2012年11月4日
「暗闇」
榎本栄次 牧師
聖書 ヨブ記 10章
今日は永眠者記念礼拝を守っています、亡くなられた方も含めて私たちの命は、キリスト・イエスの贖いによって、永遠の命につなげられています。人生の不遇にあうとき、暗闇が身を包み、希望の光が消え去るようです。鴨長明は、世にはびこる5大災害を「方丈記」に表していますが、実に現代しゃかに通じるものがあります。ヨブもまた「その国の暗さは全くの闇で、死の闇に閉ざされ、秩序はなく、闇がその光となるようだ」(22)と嘆いています。突然襲い来た不幸な出来事の前で「わたしの魂は生きることをいとう」(1)、「なぜわたしを母の胎から引き出したのですか。わたしなど、だれの目にも止まらぬうちに死んでしまえばよかったものを」(18)と神に抗議します。預言者イザヤもイゼベルの迫害を逃れて、ベエルシェバに来た時、一本のえにしだの木の下で自分の命の絶えることを願って「主よ、もう十分です。わたしの命を取ってください。わたしは先祖にまさる者ではありません」(列王記19:4)と祈っています。聖書の中に出てくる人物、特に預言者は多かれ少なかれ大きな苦難にあっています。その様な時、生きる希望が持てず、自分の死さえ望んでいます。そこにもキリストの贖いの光が差し込みます。

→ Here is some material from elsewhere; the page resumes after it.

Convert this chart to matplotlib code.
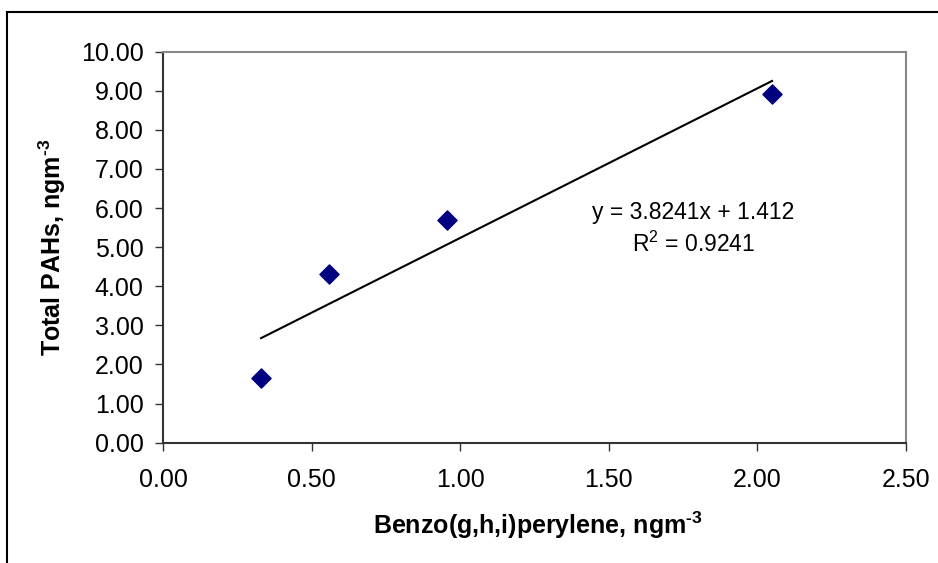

神の民となるのは、自分中心を止めることです。思い通りにならなくなったら止めるというのは自分が中心の生き方です。自分しか見えておらず、その存在の根拠が見えていません。傍若無人とは「傍に人無きが若し」で、傍にいる人に気づかないほど集中した様子のことですが、転じて自己中心で、自分勝手な振る舞いをいうようになりました。そんなときは自分も見えていないのです。
預言者たちは、苦難の中で主に問うのです。できることなら命も取り去って欲しい。その方がどれだけ楽か知れない。家族も神を呪って死ぬ方がましだと勧めます。しかし、彼らはそこには立ちません。それは自分が神になるのことへの誘惑でした。自分の命は神のものだからです。自分の存在について、周りも迷惑しているようだ。だれからも評価されない。バカにされてまでいたくない。しかしここにいるのは自分でいたいからではない。神に遣わされているのだ。神の御心に留まるしかないと神に向かうのです。
ある母親が、障害の子どもを抱えて苦しんでいました。これから先のことを考えると、この子にも自分にも何の楽しみもないだろう。いっそのことこの子を連れて死にましょうと考え、死に場所を探してさまよい、電車に飛び込もうとしました。その時、恐ろしい顔をしたお母さんを見上げて言いました。「お母ちゃん。僕は死ぬのはいやや。死ぬんだったら一人で死んで」と言ったそうです。母親はこの子どもの言葉にはっとしました。自分でこの子の人生を遮断しようとしていた。この子にはこの子の生きていく楽しみや意味があるのだ、この子の命を自分のもののように考えていた。この子の命を奪ってはいけない、と知らされたのでした。
全くの暗闇の中で苦悶するしかない。その時、神にしがみつき、争い、訴えるのです。神と争うとは甚だ不謹慎に聞こえますが、別な言い方をすれば、神への徹底的な信頼の裏返しです。エレミヤも「正しいのは、主よ、あなたです。それでもわたしはあなたと争い、論じたい」(エレミヤ12:1)と言っています。ヤコブも神と争って勝った人でした(創世記32:23以下)。創世記1章2節には「地は混沌であって、闇が深淵の面にあり、神の霊が水の面を動いていた」とあります。全くの暗闇も神の支配の内に置かれているのです。「わたしだけどうして」「わたしのことが忘れ去られている」「わたしの時ではなくなった」「全くの暗闇」と思われる場にも神はおられる。否、そこでこそ神に出くわすのです。ヤコブにとって「全くの暗闇」と思われたところが「天の門」「神の家(ベテル)」でした(創世記28:19)。暗闇は、自分の存在に意味がなくなったのではありません。神の霊がそこを覆っているのです。そこで主イエスが私の贖いとなってくださいました。そこで「生きなさい」とささやく声に耳を傾けましょう。その時こそ、神の祝福の時であることを覚えましょう。神を中心に置くことは自分を失うことではありません。その時にこそ「神の民」とされます。